» BRIEF
Repeat everything from the first line of the listing below through the line that contains "98.9, 99.5, 99.8, 100]", exactly. Leave out pictures.

--- Start ---

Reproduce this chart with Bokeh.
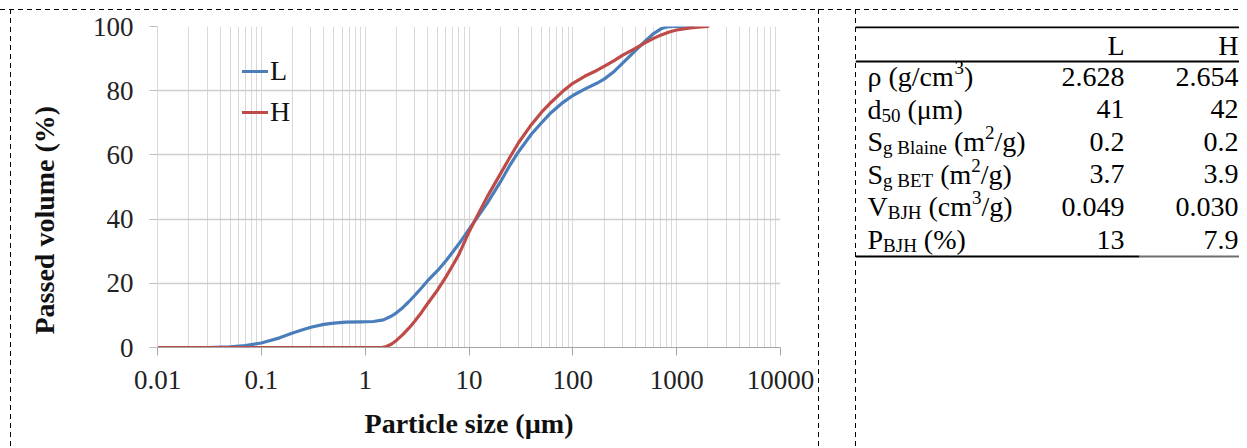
from bokeh.plotting import figure
from bokeh.models import (FixedTicker, CustomJSTickFormatter, Legend, Title, Range1d, Spacer)
from bokeh.layouts import row
from bokeh.core.properties import value
from bokeh.embed import file_html
from bokeh.resources import INLINE

# ---------------- data ----------------
L_size = [0.01, 0.03, 0.05, 0.07, 0.1, 0.15, 0.2, 0.25, 0.3, 0.4, 0.5, 0.65, 0.9, 1.2, 1.5, 1.8,
          2.0, 2.3, 2.6, 3.0, 3.5, 4.0, 5.0, 6.0, 7.0, 8.0, 10, 12, 15, 20, 25, 30, 40, 50, 60,
          80, 100, 130, 170, 200, 250, 300, 400, 500, 600, 700, 800, 900, 1400]
L_passed = [0, 0, 0.2, 0.6, 1.4, 3.0, 4.5, 5.5, 6.3, 7.2, 7.6, 7.9, 8.0, 8.1, 8.6, 9.8,
            10.8, 12.4, 14.1, 16.2, 18.6, 20.8, 24.0, 27.0, 29.8, 32.3, 36.8, 40.5, 45.0, 51.5, 57.0, 61.0, 66.5, 70.0, 72.8,
            76.3, 78.5, 80.5, 82.3, 83.6, 86.0, 88.5, 92.5, 95.5, 97.8, 99.2, 99.9, 100, 100]

H_size = [0.01, 1.0, 1.45, 1.6, 1.8, 2.0, 2.3, 2.65, 3.0, 3.5, 4.0, 5.0, 6.0, 7.0, 8.0, 10, 12,
          15, 20, 25, 30, 40, 50, 60, 80, 100, 130, 170, 200, 250, 300, 400, 500, 600, 700, 850,
          1000, 1300, 1600, 2000]
H_passed = [0, 0, 0, 0.3, 1.1, 2.2, 4.0, 6.1, 8.2, 11.0, 13.7, 18.0, 22.0, 25.7, 29.0, 36.0, 41.0,
            47.0, 54.0, 59.5, 63.8, 69.5, 73.3, 76.0, 79.8, 82.3, 84.5, 86.3, 87.6, 89.4, 91.0, 93.2, 95.0, 96.3, 97.3, 98.3,
            98.9, 99.5, 99.8, 100]

x_ticks = [0.01, 0.1, 1, 10, 100, 1000, 10000]
x_tick_labels = ["0.01", "0.1", "1", "10", "100", "1000", "10000"]
x_minor_ticks = [k * t for t in [0.01, 0.1, 1, 10, 100, 1000] for k in range(2, 10)]
y_ticks = [0, 20, 40, 60, 80, 100]

table_columns = ["L", "H"]
# label pieces: (text, kind) kind: n = normal, sub = subscript, sup = superscript
table_labels = [
    [("ρ (g/cm", "n"), ("3", "sup"), (")", "n")],
    [("d", "n"), ("50", "sub"), (" (μm)", "n")],
    [("S", "n"), ("g Blaine", "sub"), (" (m", "n"), ("2", "sup"), ("/g)", "n")],
    [("S", "n"), ("g BET", "sub"), (" (m", "n"), ("2", "sup"), ("/g)", "n")],
    [("V", "n"), ("BJH", "sub"), (" (cm", "n"), ("3", "sup"), ("/g)", "n")],
    [("P", "n"), ("BJH", "sub"), (" (%)", "n")],
]
table_L = ["2.628", "41", "0.2", "3.7", "0.049", "13"]
table_H = ["2.654", "42", "0.2", "3.9", "0.030", "7.9"]

# ---------------- styles ----------------
SERIF = "Liberation Serif"
BLUE = "#4a7ebb"
RED = "#be4b48"
GRID = "#d9d9d9"


def dashed_bg(top_y, xs=()):
    imgs = ["linear-gradient(#ffffff, #ffffff)"]
    pos = ["0px 0px"]
    size = [f"100% {top_y}px"]
    rep = ["no-repeat"]
    imgs.append("linear-gradient(to right, #000 5px, rgba(0,0,0,0) 5px)")
    pos.append(f"0px {top_y}px"); size.append("9px 1px"); rep.append("repeat-x")
    for x in xs:
        imgs.append("linear-gradient(to bottom, #000 5px, rgba(0,0,0,0) 5px)")
        pos.append(f"{x} {top_y}px"); size.append("1px 9px"); rep.append("repeat-y")
    return {"background-image": ", ".join(imgs), "background-position": ", ".join(pos),
            "background-size": ", ".join(size), "background-repeat": ", ".join(rep)}


H_FIG = 446
MB_TOP, FRAME_H = 26, 321
MB_BOT = H_FIG - MB_TOP - FRAME_H

# ---------------- chart ----------------
p = figure(width=819, height=H_FIG, x_axis_type="log", output_backend="svg",
           toolbar_location=None, x_range=Range1d(0.01, 10000), y_range=Range1d(0, 100),
           min_border_left=157, min_border_right=39, min_border_top=MB_TOP, min_border_bottom=MB_BOT,
           styles=dashed_bg(9, ["10px", "100%"]))
p.outline_line_color = None
p.border_fill_color = None
p.background_fill_color = "#ffffff"

rL = p.line(L_size, L_passed, line_color=BLUE, line_width=3.2, line_join="round", line_cap="round")
rH = p.line(H_size, H_passed, line_color=RED, line_width=3.2, line_join="round", line_cap="round")

p.xaxis.ticker = FixedTicker(ticks=x_ticks, minor_ticks=x_minor_ticks)
p.xaxis.formatter = CustomJSTickFormatter(args=dict(vals=x_ticks, labs=x_tick_labels), code="""
    for (let i = 0; i < vals.length; i++) {
        if (Math.abs(Math.log10(tick) - Math.log10(vals[i])) < 1e-6) return labs[i];
    }
    return "";
""")
p.yaxis.ticker = FixedTicker(ticks=y_ticks)

p.xgrid.grid_line_color = GRID
p.xgrid.minor_grid_line_color = GRID
p.ygrid.grid_line_color = "#cfcfcf"
p.xgrid.grid_line_width = 1
p.ygrid.grid_line_width = 1.3

for ax in (p.xaxis, p.yaxis):
    ax.major_label_text_font = SERIF
    ax.major_label_text_font_size = "27px"
    ax.major_label_text_color = "#222222"
    ax.major_tick_out = 8
    ax.major_tick_in = 0
    ax.minor_tick_out = 0
    ax.minor_tick_in = 0
    ax.major_tick_line_color = "#a6a6a6"
    ax.axis_line_color = "#a6a6a6"
p.yaxis.axis_line_color = GRID
p.yaxis.major_tick_line_color = "#bfbfbf"
p.yaxis.major_label_standoff = 16
p.xaxis.major_label_standoff = 15

# blank y axis label used only as extra spacing before the rotated title
p.yaxis.axis_label = " "
p.yaxis.axis_label_text_font_size = "2px"
p.yaxis.axis_label_standoff = 16

p.xaxis.axis_label = "Particle size (µm)"
p.xaxis.axis_label_text_font = SERIF
p.xaxis.axis_label_text_font_size = "28px"
p.xaxis.axis_label_text_font_style = "bold"
p.xaxis.axis_label_text_color = "#111111"
p.xaxis.axis_label_standoff = 16

ytitle = Title(text="Passed volume (%)", align="left", offset=13, vertical_align="top", standoff=13,
               text_font=SERIF, text_font_size="28px", text_font_style="bold",
               text_color="#111111")
p.add_layout(ytitle, "left")

legend = Legend(items=[("L", [rL]), ("H", [rH])], location=(85, 219),
                label_text_font=SERIF, label_text_font_size="28px", label_text_color="#111111",
                glyph_width=26, glyph_height=20, label_standoff=2, padding=0, margin=0,
                spacing=9, border_line_alpha=0, background_fill_alpha=0)
p.add_layout(legend)

# ---------------- gap ----------------
gap = Spacer(width=36, height=H_FIG, styles=dashed_bg(9))

# ---------------- table ----------------
T_LEFT = 856
TW = 384
t = figure(width=TW, height=H_FIG, output_backend="svg", toolbar_location=None,
           x_range=Range1d(T_LEFT, T_LEFT + TW), y_range=Range1d(1 + MB_TOP + FRAME_H, 1 + MB_TOP),
           min_border_left=0, min_border_right=0, min_border_top=MB_TOP, min_border_bottom=MB_BOT,
           styles=dashed_bg(9, ["0px"]))
t.axis.visible = False
t.grid.visible = False
t.outline_line_color = None
t.border_fill_color = None
t.background_fill_color = None

# table rules (page coordinates)
RIGHT = T_LEFT + TW
t.segment(x0=[T_LEFT, T_LEFT, T_LEFT], y0=[27.6, 62, 257], x1=[RIGHT, RIGHT, 1140], y1=[27.6, 62, 257],
          line_color="#000000", line_width=2.2)
t.segment(x0=[1140], y0=[257], x1=[RIGHT], y1=[257], line_color="#6e6e6e", line_width=2.2)

FS, SFS = 28, 19
W = {' ': 250, '(': 333, ')': 333, '/': 278, '%': 833, '.': 250, 'B': 667, 'E': 611, 'H': 722,
     'J': 389, 'P': 556, 'S': 556, 'T': 611, 'V': 722, 'L': 611, 'a': 444, 'c': 444, 'd': 500,
     'e': 444, 'g': 500, 'i': 278, 'l': 278, 'm': 778, 'n': 500, 'ρ': 520, 'μ': 560}


def tw(s, size):
    return sum(W.get(ch, 500) for ch in s) * size / 1000.0


col_right = [1125, 1239]
header_mid = 46
row_mid = [77 + 32.6 * i for i in range(len(table_labels))]

t.text(x=col_right, y=[header_mid] * 2, text=table_columns, text_align="right",
       text_baseline="middle", text_font=value(SERIF), text_font_size=f"{FS}px", text_color="#000000")

nx, ny, nt = [], [], []
sx, sy, st = [], [], []
for i, pieces in enumerate(table_labels):
    x = 868.0
    for txt, kind in pieces:
        size = FS if kind == "n" else SFS
        lead = len(txt) - len(txt.lstrip(" "))
        x += tw(" " * lead, size)
        txt = txt.lstrip(" ")
        if kind == "n":
            nx.append(x); ny.append(row_mid[i]); nt.append(txt)
        else:
            sx.append(x); st.append(txt)
            sy.append(row_mid[i] + (6 if kind == "sub" else -9))
        x += tw(txt, size)
t.text(x=nx, y=ny, text=nt, text_align="left", text_baseline="middle",
       text_font=value(SERIF), text_font_size=f"{FS}px", text_color="#000000")
t.text(x=sx, y=sy, text=st, text_align="left", text_baseline="middle",
       text_font=value(SERIF), text_font_size=f"{SFS}px", text_color="#000000")

t.text(x=[col_right[0]] * len(table_L), y=row_mid, text=table_L, text_align="right",
       text_baseline="middle", text_font=value(SERIF), text_font_size=f"{FS}px", text_color="#000000")
t.text(x=[col_right[1]] * len(table_H), y=row_mid, text=table_H, text_align="right",
       text_baseline="middle", text_font=value(SERIF), text_font_size=f"{FS}px", text_color="#000000")

layout = row(p, gap, t, spacing=0)
open("out.html", "w").write(file_html(layout, INLINE))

--- End ---

» THE SOLUTION
Reproduce this chart with Bokeh.
from bokeh.plotting import figure
from bokeh.models import (FixedTicker, CustomJSTickFormatter, Legend, Title, Range1d, Spacer)
from bokeh.layouts import row
from bokeh.core.properties import value
from bokeh.embed import file_html
from bokeh.resources import INLINE

# ---------------- data ----------------
L_size = [0.01, 0.03, 0.05, 0.07, 0.1, 0.15, 0.2, 0.25, 0.3, 0.4, 0.5, 0.65, 0.9, 1.2, 1.5, 1.8,
          2.0, 2.3, 2.6, 3.0, 3.5, 4.0, 5.0, 6.0, 7.0, 8.0, 10, 12, 15, 20, 25, 30, 40, 50, 60,
          80, 100, 130, 170, 200, 250, 300, 400, 500, 600, 700, 800, 900, 1400]
L_passed = [0, 0, 0.2, 0.6, 1.4, 3.0, 4.5, 5.5, 6.3, 7.2, 7.6, 7.9, 8.0, 8.1, 8.6, 9.8,
            10.8, 12.4, 14.1, 16.2, 18.6, 20.8, 24.0, 27.0, 29.8, 32.3, 36.8, 40.5, 45.0, 51.5, 57.0, 61.0, 66.5, 70.0, 72.8,
            76.3, 78.5, 80.5, 82.3, 83.6, 86.0, 88.5, 92.5, 95.5, 97.8, 99.2, 99.9, 100, 100]

H_size = [0.01, 1.0, 1.45, 1.6, 1.8, 2.0, 2.3, 2.65, 3.0, 3.5, 4.0, 5.0, 6.0, 7.0, 8.0, 10, 12,
          15, 20, 25, 30, 40, 50, 60, 80, 100, 130, 170, 200, 250, 300, 400, 500, 600, 700, 850,
          1000, 1300, 1600, 2000]
H_passed = [0, 0, 0, 0.3, 1.1, 2.2, 4.0, 6.1, 8.2, 11.0, 13.7, 18.0, 22.0, 25.7, 29.0, 36.0, 41.0,
            47.0, 54.0, 59.5, 63.8, 69.5, 73.3, 76.0, 79.8, 82.3, 84.5, 86.3, 87.6, 89.4, 91.0, 93.2, 95.0, 96.3, 97.3, 98.3,
            98.9, 99.5, 99.8, 100]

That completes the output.